In January 2016, the FASB issued ASU 2016-01, Financial Instruments--Overall (Subtopic 825-10): Recognition and Measurement of Financial Assets and Financial Liabilities, which amends the guidance in U.S. GAAP on the classification and measurement of financial instruments. Changes to the current guidance primarily affect the accounting for equity investments, financial liabilities under the fair value option, and the presentation and disclosure requirements for financial instruments. The new standard is effective for fiscal years and interim periods beginning after December 15, 2017, and upon adoption, an entity should apply the amendments by means of a cumulative-effect adjustment to the balance sheet at the beginning of the first reporting period in which the guidance is effective. Early adoption is not permitted except for the provision to record fair value changes for financial liabilities under the fair value option resulting from instrument-specific credit risk in other comprehensive income.  We are evaluating the effect the guidance will have on our consolidated financial statements. 

In July 2015, the FASB issued ASU 2015-11, Simplifying the Measurement of Inventory. This new standard changes the criteria by which to measure inventory. Prior to the issuance of this new standard, inventory was measured at the lower of cost or market value. This required three separate data points in order to measure inventory. The three data points were cost, market with a ceiling of net realizable value and market with a floor of net realizable value less a normal profit margin. This amendment eliminates the two data points defining "market" and replaces them with one, net realizable value. Net realizable value is the estimated selling prices in the ordinary course of business, less reasonably predictable costs of completion, disposal, and transportation. This amendment does not impact inventory measured using last-in, first-out. We are required to adopt this standard in the first quarter of 2017 and early adoption is permitted. We believe the adoption will not have a material impact on our consolidated financial statements.

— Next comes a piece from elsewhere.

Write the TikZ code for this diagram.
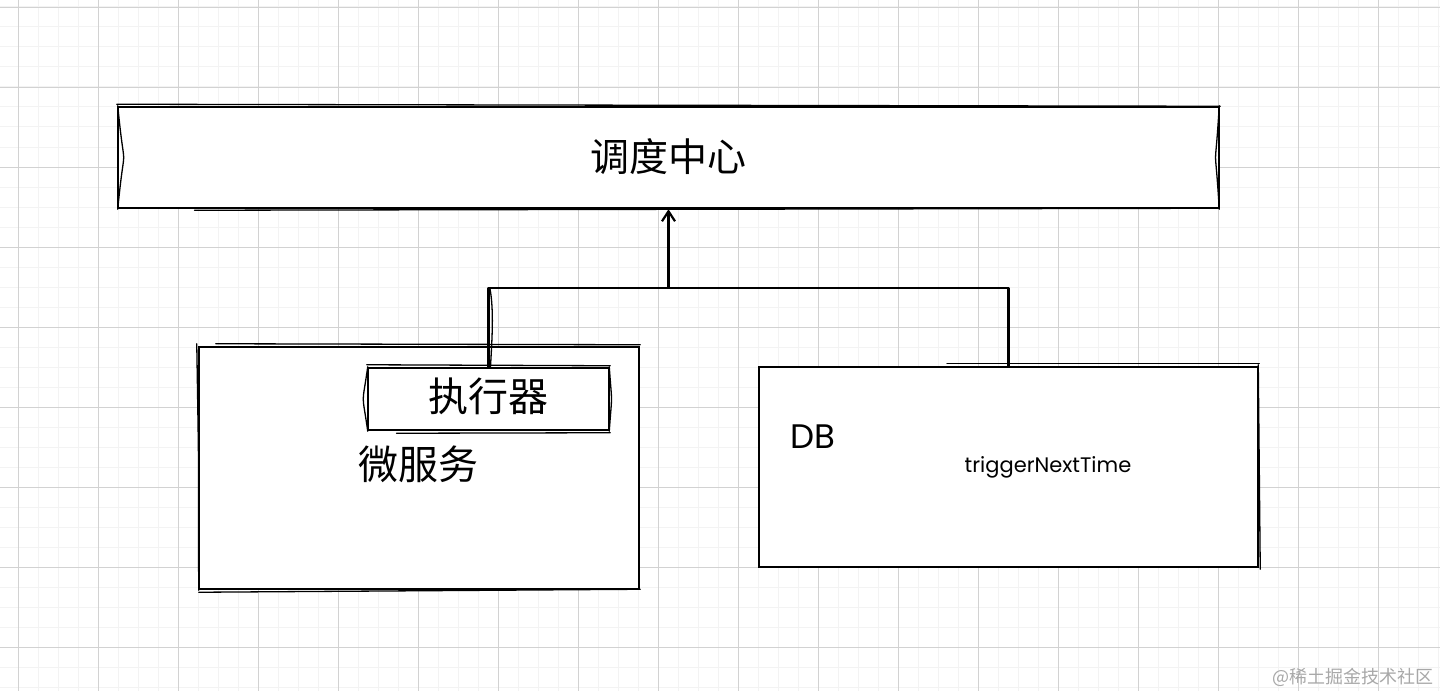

In May 2014, the FASB issued ASU 2014-09, Revenue from Contracts with Customers, which requires an entity to recognize the amount of revenue to which it expects to be entitled for the transfer of promised goods or services to customers. This guidance will replace most existing revenue recognition guidance in U.S. GAAP when it becomes effective. We intend to adopt this standard for interim and annual periods beginning after December 15, 2017. The standard permits the use of either the retrospective or cumulative effect transition method. In 2016, the FASB issued final amendments to clarify the implementation guidance for principal versus agent considerations, identifying performance obligations and the accounting for licenses of intellectual property. We are evaluating the effect that ASU 2014-09 and subsequent amendments will have on our consolidated financial statements and related disclosures. We have not yet selected a transition method nor have we determined the effect of the standard on our ongoing financial reporting.

Recently adopted accounting guidance
In April 2015, the FASB issued ASU 2015-05, Customer's Accounting for Fees Paid in Cloud Computing Arrangements, which provides guidance to determine when a customer's fees paid in a cloud computing arrangement include a software license. If a cloud computing arrangement includes a software license, the customer should account for the software license element of the arrangement consistent with the acquisition of other software licenses. If the arrangement does not include a software license, the customer should account for a cloud computing arrangement as a service contract. The new standard was effective for annual reporting periods beginning after December 15, 2015 (i.e. January 1, 2016) and entities may elect to adopt the ASU prospectively or retrospectively. We have adopted the standard prospectively. There was no impact on our financial condition, results of operations or cash flows as a result of the adoption of this guidance.